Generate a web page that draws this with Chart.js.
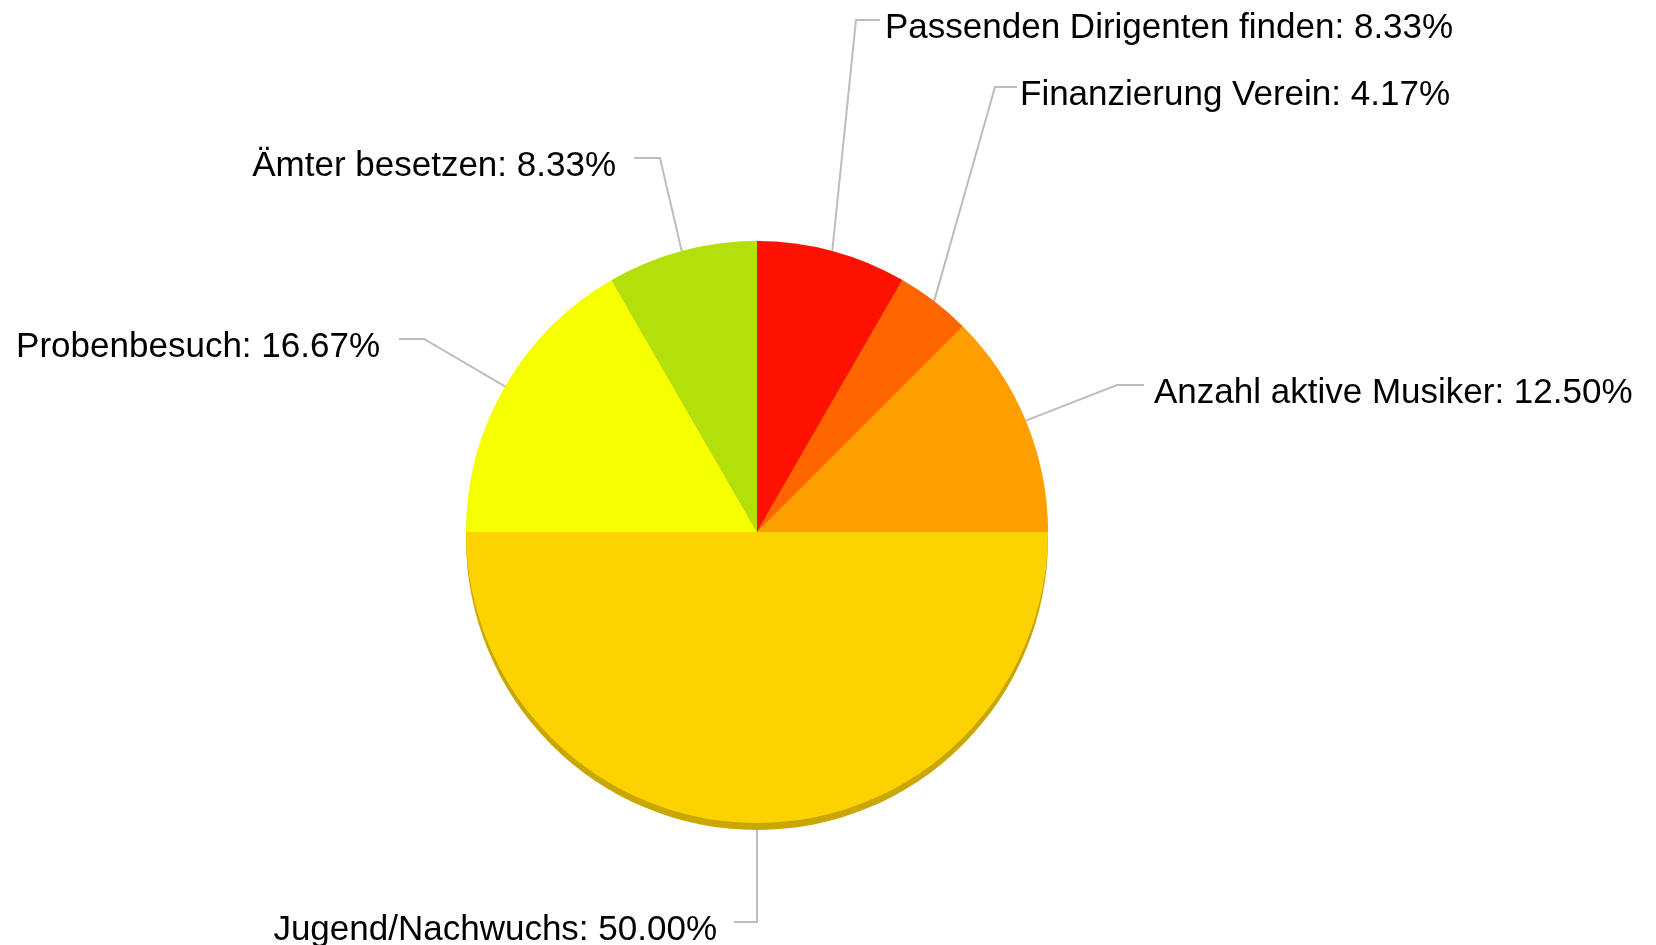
<!DOCTYPE html>
<html>
<head>
<meta charset="utf-8">
<script src="https://cdn.jsdelivr.net/npm/chart.js@4.4.1/dist/chart.umd.min.js"></script>
<style>
  html, body { margin: 0; padding: 0; background: #fff; }
  .wrap { width: 1656px; height: 945px; position: relative; }
</style>
</head>
<body>
<div class="wrap"><canvas id="pieCanvas"></canvas></div>
<script>
const categories = ['Passenden Dirigenten finden', 'Finanzierung Verein', 'Anzahl aktive Musiker', 'Jugend/Nachwuchs', 'Probenbesuch', 'Ämter besetzen'];
const shares = [8.33, 4.17, 12.50, 50.00, 16.67, 8.33];
const sliceColors = ['#ff1100', '#ff6600', '#ff9e00', '#fcd200', '#f6ff00', '#b3df0b'];

// where each leader line bends and ends, and where its text sits
const labelLayout = [
    { elbow: [856, 20], end: [880, 20], textX: 885, align: 'left' },
    { elbow: [995, 87], end: [1017, 87], textX: 1020, align: 'left' },
    { elbow: [1117, 385], end: [1144, 385], textX: 1154, align: 'left' },
    { elbow: [757, 922], end: [734, 922], textX: 717, align: 'right' },
    { elbow: [424, 339], end: [399, 339], textX: 380, align: 'right' },
    { elbow: [660, 158], end: [634, 158], textX: 616, align: 'right' },
];

const arcAnchor = (arc) => {
    const mid = (arc.startAngle + arc.endAngle) / 2;
    return [arc.x + Math.cos(mid) * arc.outerRadius, arc.y + Math.sin(mid) * arc.outerRadius];
};

const leaderPlugin = {
    id: 'leaders',
    beforeDatasetsDraw(chart) {
        const ctx = chart.ctx;
        const arcs = chart.getDatasetMeta(0).data;

        ctx.save();
        ctx.strokeStyle = '#bdbdbd';
        ctx.lineWidth = 2;
        arcs.forEach((arc, i) => {
            const [sx, sy] = arcAnchor(arc);
            const l = labelLayout[i];
            ctx.beginPath();
            ctx.moveTo(sx, sy);
            ctx.lineTo(l.elbow[0], l.elbow[1]);
            ctx.lineTo(l.end[0], l.end[1]);
            ctx.stroke();
        });

        // thin darker rim under the pie, like the 3D edge in the original
        const a = arcs[0];
        ctx.fillStyle = '#c9a600';
        ctx.beginPath();
        ctx.arc(a.x, a.y + 7, a.outerRadius, 0, Math.PI * 2);
        ctx.fill();
        ctx.restore();
    },
    afterDraw(chart) {
        const ctx = chart.ctx;
        ctx.save();
        ctx.font = '35px "Liberation Sans", Arial, sans-serif';
        ctx.fillStyle = '#000';
        ctx.textBaseline = 'alphabetic';
        categories.forEach((name, i) => {
            const l = labelLayout[i];
            ctx.textAlign = l.align;
            ctx.fillText(`${name}: ${shares[i].toFixed(2)}%`, l.textX, l.end[1] + 18);
        });
        ctx.restore();
    }
};

const ctx = document.getElementById('pieCanvas').getContext('2d');
const chart = new Chart(ctx, {
    type: 'pie',
    data: {
        labels: categories,
        datasets: [{
            data: shares,
            backgroundColor: sliceColors,
            borderWidth: 0
        }]
    },
    options: {
        responsive: true,
        maintainAspectRatio: false,
        animation: false,
        layout: { padding: { left: 466, right: 608, top: 241, bottom: 122 } },
        plugins: {
            legend: { display: false },
            tooltip: { enabled: false }
        }
    },
    plugins: [leaderPlugin]
});
</script>
</body>
</html>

- _Goal_: Restate the whole of the material word for word without the pictures.

- _Reply to the exercise_:
Generate a web page that draws this with Chart.js.
<!DOCTYPE html>
<html>
<head>
<meta charset="utf-8">
<script src="https://cdn.jsdelivr.net/npm/chart.js@4.4.1/dist/chart.umd.min.js"></script>
<style>
  html, body { margin: 0; padding: 0; background: #fff; }
  .wrap { width: 1656px; height: 945px; position: relative; }
</style>
</head>
<body>
<div class="wrap"><canvas id="pieCanvas"></canvas></div>
<script>
const categories = ['Passenden Dirigenten finden', 'Finanzierung Verein', 'Anzahl aktive Musiker', 'Jugend/Nachwuchs', 'Probenbesuch', 'Ämter besetzen'];
const shares = [8.33, 4.17, 12.50, 50.00, 16.67, 8.33];
const sliceColors = ['#ff1100', '#ff6600', '#ff9e00', '#fcd200', '#f6ff00', '#b3df0b'];

// where each leader line bends and ends, and where its text sits
const labelLayout = [
    { elbow: [856, 20], end: [880, 20], textX: 885, align: 'left' },
    { elbow: [995, 87], end: [1017, 87], textX: 1020, align: 'left' },
    { elbow: [1117, 385], end: [1144, 385], textX: 1154, align: 'left' },
    { elbow: [757, 922], end: [734, 922], textX: 717, align: 'right' },
    { elbow: [424, 339], end: [399, 339], textX: 380, align: 'right' },
    { elbow: [660, 158], end: [634, 158], textX: 616, align: 'right' },
];

const arcAnchor = (arc) => {
    const mid = (arc.startAngle + arc.endAngle) / 2;
    return [arc.x + Math.cos(mid) * arc.outerRadius, arc.y + Math.sin(mid) * arc.outerRadius];
};

const leaderPlugin = {
    id: 'leaders',
    beforeDatasetsDraw(chart) {
        const ctx = chart.ctx;
        const arcs = chart.getDatasetMeta(0).data;

        ctx.save();
        ctx.strokeStyle = '#bdbdbd';
        ctx.lineWidth = 2;
        arcs.forEach((arc, i) => {
            const [sx, sy] = arcAnchor(arc);
            const l = labelLayout[i];
            ctx.beginPath();
            ctx.moveTo(sx, sy);
            ctx.lineTo(l.elbow[0], l.elbow[1]);
            ctx.lineTo(l.end[0], l.end[1]);
            ctx.stroke();
        });

        // thin darker rim under the pie, like the 3D edge in the original
        const a = arcs[0];
        ctx.fillStyle = '#c9a600';
        ctx.beginPath();
        ctx.arc(a.x, a.y + 7, a.outerRadius, 0, Math.PI * 2);
        ctx.fill();
        ctx.restore();
    },
    afterDraw(chart) {
        const ctx = chart.ctx;
        ctx.save();
        ctx.font = '35px "Liberation Sans", Arial, sans-serif';
        ctx.fillStyle = '#000';
        ctx.textBaseline = 'alphabetic';
        categories.forEach((name, i) => {
            const l = labelLayout[i];
            ctx.textAlign = l.align;
            ctx.fillText(`${name}: ${shares[i].toFixed(2)}%`, l.textX, l.end[1] + 18);
        });
        ctx.restore();
    }
};

const ctx = document.getElementById('pieCanvas').getContext('2d');
const chart = new Chart(ctx, {
    type: 'pie',
    data: {
        labels: categories,
        datasets: [{
            data: shares,
            backgroundColor: sliceColors,
            borderWidth: 0
        }]
    },
    options: {
        responsive: true,
        maintainAspectRatio: false,
        animation: false,
        layout: { padding: { left: 466, right: 608, top: 241, bottom: 122 } },
        plugins: {
            legend: { display: false },
            tooltip: { enabled: false }
        }
    },
    plugins: [leaderPlugin]
});
</script>
</body>
</html>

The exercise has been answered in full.